Posted on : 2016-05-25 17:27 KST Modified on : 2019-10-19 20:29 KST
With newfound fame, Han’s international profile is growing as translations of her work spread across the globe
Novelist Han Kang talking about her book “The Vegetarian”
Novelist Han Kang talking about her book “The Vegetarian”

After being awarded the Man Booker International Prize, South Korean writer Han Kang stressed the untapped potential of Korean literature.

“Good translators of Korean literature like Deborah Smith, who translated ‘The Vegetarian,’ are starting to appear all around the world. Foreign editors are also starting to get interested in Korean literature. I think this is the beginning,” Kang said during a press conference in Seoul on May 24.

Han described what it was like to participate in a workshop for translators in Norwich, England last year. “When I saw there were 10 ways to translate a single sentence into English, I realized that translation is very interesting and meaningful work.”

“In fiction, I think that the tone, which is to say how the writer’s voice feels, is important. In that sense, Deborah Smith’s translation accurately captured the tone that I had intended as the writer,” Han said when asked about the English translation of “The Vegetarian.”

“Since foreign readers might not be familiar with the setting of ‘Human Acts’ - the events in Gwangju in May 1980 - Deborah changed a half page or so at three points in the book,” Han said. “But she consulted with me by email on every sentence as she was translating it. As the writer, I believe that nothing is missing and that the book was meticulously edited.”

“We’ve signed contracts for the publishing rights for ’The Vegetarian‘ in 27 languages - including Malayalam, a minority language in southern India - and we’ve already sold the publishing rights for ‘Human Acts’ in 10 countries,” said Lee Gu-yong, president of KL Management and Han’s literary agent, who was also at the press conference. “Chinese publishers have agreed to release all of Han’s novels, including ‘Human Acts,’ which they had been reluctant to publish before.”

“We‘re gaining some momentum in overseas sales, too.

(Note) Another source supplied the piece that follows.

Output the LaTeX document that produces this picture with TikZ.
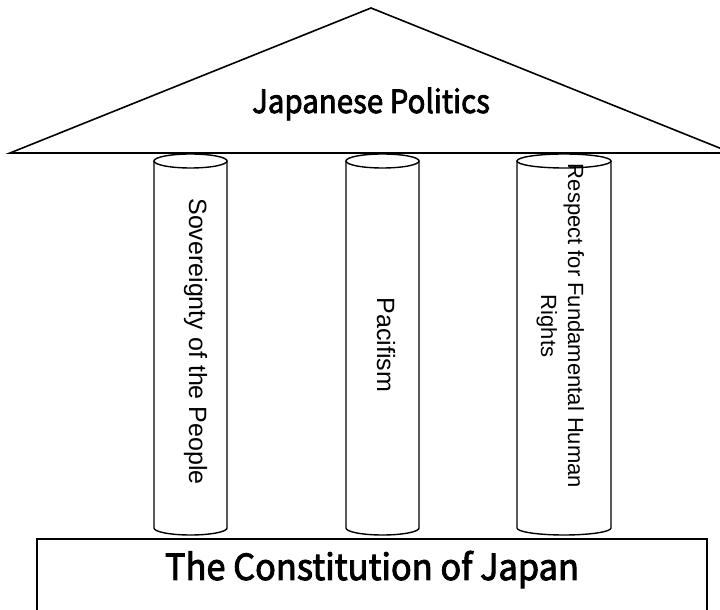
\documentclass[tikz,border=0pt]{standalone}
\usepackage{fontspec}
\setmainfont{Liberation Sans}
\newfontfamily\gothicA[FakeStretch=0.92,FakeBold=2.5]{Noto Sans CJK JP}
\newfontfamily\gothicB[FakeStretch=0.955,FakeBold=2.5]{Noto Sans CJK JP}
\begin{document}
\begin{tikzpicture}[x=1pt,y=1pt,
  outline/.style={draw=black,line width=1.6pt,fill=white,line join=miter},
  pillar/.style={draw=black,line width=1.4pt,fill=white},
  pillartext/.style={rotate=-90,anchor=base,inner sep=0pt,font=\fontsize{25}{29}\selectfont,align=center},
  title/.style={anchor=base,inner sep=0pt}]
\useasboundingbox (0,0) rectangle (720,610);
% roof
\draw[outline] (10,457) -- (371,602) -- (732,457) -- cycle;
% base
\draw[outline] (37,71) rectangle (707,-15);
% pillars
\foreach \cx/\rx in {190.5/36.5, 382.5/36.5, 564/47}{
  \draw[pillar] (\cx-\rx,449) -- (\cx-\rx,82)
     arc[start angle=180,end angle=360,x radius=\rx pt,y radius=7pt]
     -- (\cx+\rx,449);
  \draw[pillar] (\cx,449) ellipse [x radius=\rx pt,y radius=7pt];
}
\node[title,font=\gothicA\fontsize{32}{36}\selectfont] (roof) at (371,497) {Japanese Politics};
\node[title,font=\gothicB\fontsize{36}{40}\selectfont] (base) at (372,30) {The Constitution of Japan};
\node[pillartext] (p1) at (189,268.5) {Sovereignty of the People};
\node[pillartext] (p2) at (377,265) {Pacifism};
\node[pillartext,font=\fontsize{22}{27}\selectfont] (p3) at (541,284) {Respect for Fundamental Human\\Rights};
\end{tikzpicture}
\end{document}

We printed 20,000 more copies of ‘The Vegetarian’ in England after it won the Man Booker prize, but those sold out over the past week, so we’ve agreed to print 20,000 more. And in the US, we‘ve moved forward work on the paperback from early November to Aug. 23,” Lee said.

 which recently won the Man Booker International Prize
which recently won the Man Booker International Prize

During the press conference on Tuesday, Kang described her literary oeuvre - ranging from ’The Vegetarian‘ (which was published in Korean in 2007 and in English last year) to her latest novel ‘The Elegy of Whiteness’ - as a series of questions. Her approach to writing fiction, Han said, was to pose a question in one work that she could answer in the next, which would end in yet another question.

“There are two novels that are linked to ‘Human Acts,’” Han said. “If ‘The Elegy of Whiteness’ is a more inward-looking book, then the novel I am writing at the moment, called ‘Spirit Trilogy,’ has more social context.”

“I wrote the first draft while I was staying in Warsaw, Poland, from the late summer until the winter of 2013. As I wrote it, I was thinking of someone who reminded me of that city, which had been bombed into oblivion by Nazi Germany in 1944,” Han said.

“I thought that this person might have been a woman who had lived for a brief time in this world before I was born and that if I could give her some part of life it would be white things. I had meant to write an essay but after a certain point I realized that it was fiction.”